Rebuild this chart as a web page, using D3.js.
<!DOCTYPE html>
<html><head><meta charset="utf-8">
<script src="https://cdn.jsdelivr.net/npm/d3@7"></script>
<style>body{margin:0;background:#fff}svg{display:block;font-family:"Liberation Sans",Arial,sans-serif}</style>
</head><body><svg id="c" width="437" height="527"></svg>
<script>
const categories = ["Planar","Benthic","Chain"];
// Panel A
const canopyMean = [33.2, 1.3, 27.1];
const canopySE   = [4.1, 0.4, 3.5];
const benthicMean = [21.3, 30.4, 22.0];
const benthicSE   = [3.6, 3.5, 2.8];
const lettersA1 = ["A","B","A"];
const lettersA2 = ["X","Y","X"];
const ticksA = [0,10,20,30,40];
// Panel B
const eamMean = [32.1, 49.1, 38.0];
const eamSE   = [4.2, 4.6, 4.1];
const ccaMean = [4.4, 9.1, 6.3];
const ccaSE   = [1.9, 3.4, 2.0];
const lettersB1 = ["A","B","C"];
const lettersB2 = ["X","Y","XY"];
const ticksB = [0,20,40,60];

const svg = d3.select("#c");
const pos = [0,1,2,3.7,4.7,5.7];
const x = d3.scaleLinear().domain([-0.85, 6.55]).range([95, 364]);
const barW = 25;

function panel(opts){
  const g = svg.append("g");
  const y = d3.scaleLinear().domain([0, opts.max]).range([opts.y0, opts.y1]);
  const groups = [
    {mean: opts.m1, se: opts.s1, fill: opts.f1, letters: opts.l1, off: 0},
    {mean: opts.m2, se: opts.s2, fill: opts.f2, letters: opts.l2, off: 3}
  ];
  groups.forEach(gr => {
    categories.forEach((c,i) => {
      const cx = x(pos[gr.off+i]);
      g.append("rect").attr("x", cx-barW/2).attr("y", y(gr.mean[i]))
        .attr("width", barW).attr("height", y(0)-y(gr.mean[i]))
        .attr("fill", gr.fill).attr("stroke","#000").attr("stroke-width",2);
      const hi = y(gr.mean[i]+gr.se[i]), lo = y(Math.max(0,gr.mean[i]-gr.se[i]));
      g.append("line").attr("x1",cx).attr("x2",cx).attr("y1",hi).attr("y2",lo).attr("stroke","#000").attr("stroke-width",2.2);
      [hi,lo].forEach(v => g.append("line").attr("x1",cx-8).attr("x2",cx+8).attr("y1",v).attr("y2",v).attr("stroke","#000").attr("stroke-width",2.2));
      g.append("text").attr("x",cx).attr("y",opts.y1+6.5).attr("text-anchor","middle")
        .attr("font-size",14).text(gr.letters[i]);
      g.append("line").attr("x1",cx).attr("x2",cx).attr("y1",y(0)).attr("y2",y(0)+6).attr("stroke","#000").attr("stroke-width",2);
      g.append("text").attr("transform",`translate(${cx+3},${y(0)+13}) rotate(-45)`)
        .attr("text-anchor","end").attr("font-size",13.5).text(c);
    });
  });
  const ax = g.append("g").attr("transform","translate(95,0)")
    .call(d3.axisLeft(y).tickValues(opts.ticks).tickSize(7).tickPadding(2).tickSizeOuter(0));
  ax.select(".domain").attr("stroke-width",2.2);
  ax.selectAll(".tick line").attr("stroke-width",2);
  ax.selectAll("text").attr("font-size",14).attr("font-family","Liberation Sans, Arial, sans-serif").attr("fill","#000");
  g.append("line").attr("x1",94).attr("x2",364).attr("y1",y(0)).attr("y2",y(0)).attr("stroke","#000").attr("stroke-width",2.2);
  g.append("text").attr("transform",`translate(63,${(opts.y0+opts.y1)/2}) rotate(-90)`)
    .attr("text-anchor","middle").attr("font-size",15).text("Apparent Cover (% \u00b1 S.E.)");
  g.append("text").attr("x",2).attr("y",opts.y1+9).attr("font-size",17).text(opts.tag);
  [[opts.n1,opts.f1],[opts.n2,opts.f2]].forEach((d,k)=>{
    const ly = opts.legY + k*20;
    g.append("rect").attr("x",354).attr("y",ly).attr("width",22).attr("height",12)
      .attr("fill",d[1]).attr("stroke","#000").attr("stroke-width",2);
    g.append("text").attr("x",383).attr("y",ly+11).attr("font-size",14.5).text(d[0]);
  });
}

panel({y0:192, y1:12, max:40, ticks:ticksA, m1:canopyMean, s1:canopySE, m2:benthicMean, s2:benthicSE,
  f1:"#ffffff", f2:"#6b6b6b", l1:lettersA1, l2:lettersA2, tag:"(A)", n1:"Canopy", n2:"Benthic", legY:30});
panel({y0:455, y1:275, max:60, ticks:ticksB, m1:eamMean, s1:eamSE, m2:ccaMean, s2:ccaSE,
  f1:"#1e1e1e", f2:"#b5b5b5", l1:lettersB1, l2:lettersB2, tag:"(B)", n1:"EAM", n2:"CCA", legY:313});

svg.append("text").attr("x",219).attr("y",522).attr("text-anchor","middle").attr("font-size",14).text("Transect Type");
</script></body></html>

# GOAL
All of the data needs to be printed once more, exactly.

# TASK SOLUTION
Rebuild this chart as a web page, using D3.js.
<!DOCTYPE html>
<html><head><meta charset="utf-8">
<script src="https://cdn.jsdelivr.net/npm/d3@7"></script>
<style>body{margin:0;background:#fff}svg{display:block;font-family:"Liberation Sans",Arial,sans-serif}</style>
</head><body><svg id="c" width="437" height="527"></svg>
<script>
const categories = ["Planar","Benthic","Chain"];
// Panel A
const canopyMean = [33.2, 1.3, 27.1];
const canopySE   = [4.1, 0.4, 3.5];
const benthicMean = [21.3, 30.4, 22.0];
const benthicSE   = [3.6, 3.5, 2.8];
const lettersA1 = ["A","B","A"];
const lettersA2 = ["X","Y","X"];
const ticksA = [0,10,20,30,40];
// Panel B
const eamMean = [32.1, 49.1, 38.0];
const eamSE   = [4.2, 4.6, 4.1];
const ccaMean = [4.4, 9.1, 6.3];
const ccaSE   = [1.9, 3.4, 2.0];
const lettersB1 = ["A","B","C"];
const lettersB2 = ["X","Y","XY"];
const ticksB = [0,20,40,60];

const svg = d3.select("#c");
const pos = [0,1,2,3.7,4.7,5.7];
const x = d3.scaleLinear().domain([-0.85, 6.55]).range([95, 364]);
const barW = 25;

function panel(opts){
  const g = svg.append("g");
  const y = d3.scaleLinear().domain([0, opts.max]).range([opts.y0, opts.y1]);
  const groups = [
    {mean: opts.m1, se: opts.s1, fill: opts.f1, letters: opts.l1, off: 0},
    {mean: opts.m2, se: opts.s2, fill: opts.f2, letters: opts.l2, off: 3}
  ];
  groups.forEach(gr => {
    categories.forEach((c,i) => {
      const cx = x(pos[gr.off+i]);
      g.append("rect").attr("x", cx-barW/2).attr("y", y(gr.mean[i]))
        .attr("width", barW).attr("height", y(0)-y(gr.mean[i]))
        .attr("fill", gr.fill).attr("stroke","#000").attr("stroke-width",2);
      const hi = y(gr.mean[i]+gr.se[i]), lo = y(Math.max(0,gr.mean[i]-gr.se[i]));
      g.append("line").attr("x1",cx).attr("x2",cx).attr("y1",hi).attr("y2",lo).attr("stroke","#000").attr("stroke-width",2.2);
      [hi,lo].forEach(v => g.append("line").attr("x1",cx-8).attr("x2",cx+8).attr("y1",v).attr("y2",v).attr("stroke","#000").attr("stroke-width",2.2));
      g.append("text").attr("x",cx).attr("y",opts.y1+6.5).attr("text-anchor","middle")
        .attr("font-size",14).text(gr.letters[i]);
      g.append("line").attr("x1",cx).attr("x2",cx).attr("y1",y(0)).attr("y2",y(0)+6).attr("stroke","#000").attr("stroke-width",2);
      g.append("text").attr("transform",`translate(${cx+3},${y(0)+13}) rotate(-45)`)
        .attr("text-anchor","end").attr("font-size",13.5).text(c);
    });
  });
  const ax = g.append("g").attr("transform","translate(95,0)")
    .call(d3.axisLeft(y).tickValues(opts.ticks).tickSize(7).tickPadding(2).tickSizeOuter(0));
  ax.select(".domain").attr("stroke-width",2.2);
  ax.selectAll(".tick line").attr("stroke-width",2);
  ax.selectAll("text").attr("font-size",14).attr("font-family","Liberation Sans, Arial, sans-serif").attr("fill","#000");
  g.append("line").attr("x1",94).attr("x2",364).attr("y1",y(0)).attr("y2",y(0)).attr("stroke","#000").attr("stroke-width",2.2);
  g.append("text").attr("transform",`translate(63,${(opts.y0+opts.y1)/2}) rotate(-90)`)
    .attr("text-anchor","middle").attr("font-size",15).text("Apparent Cover (% \u00b1 S.E.)");
  g.append("text").attr("x",2).attr("y",opts.y1+9).attr("font-size",17).text(opts.tag);
  [[opts.n1,opts.f1],[opts.n2,opts.f2]].forEach((d,k)=>{
    const ly = opts.legY + k*20;
    g.append("rect").attr("x",354).attr("y",ly).attr("width",22).attr("height",12)
      .attr("fill",d[1]).attr("stroke","#000").attr("stroke-width",2);
    g.append("text").attr("x",383).attr("y",ly+11).attr("font-size",14.5).text(d[0]);
  });
}

panel({y0:192, y1:12, max:40, ticks:ticksA, m1:canopyMean, s1:canopySE, m2:benthicMean, s2:benthicSE,
  f1:"#ffffff", f2:"#6b6b6b", l1:lettersA1, l2:lettersA2, tag:"(A)", n1:"Canopy", n2:"Benthic", legY:30});
panel({y0:455, y1:275, max:60, ticks:ticksB, m1:eamMean, s1:eamSE, m2:ccaMean, s2:ccaSE,
  f1:"#1e1e1e", f2:"#b5b5b5", l1:lettersB1, l2:lettersB2, tag:"(B)", n1:"EAM", n2:"CCA", legY:313});

svg.append("text").attr("x",219).attr("y",522).attr("text-anchor","middle").attr("font-size",14).text("Transect Type");
</script></body></html>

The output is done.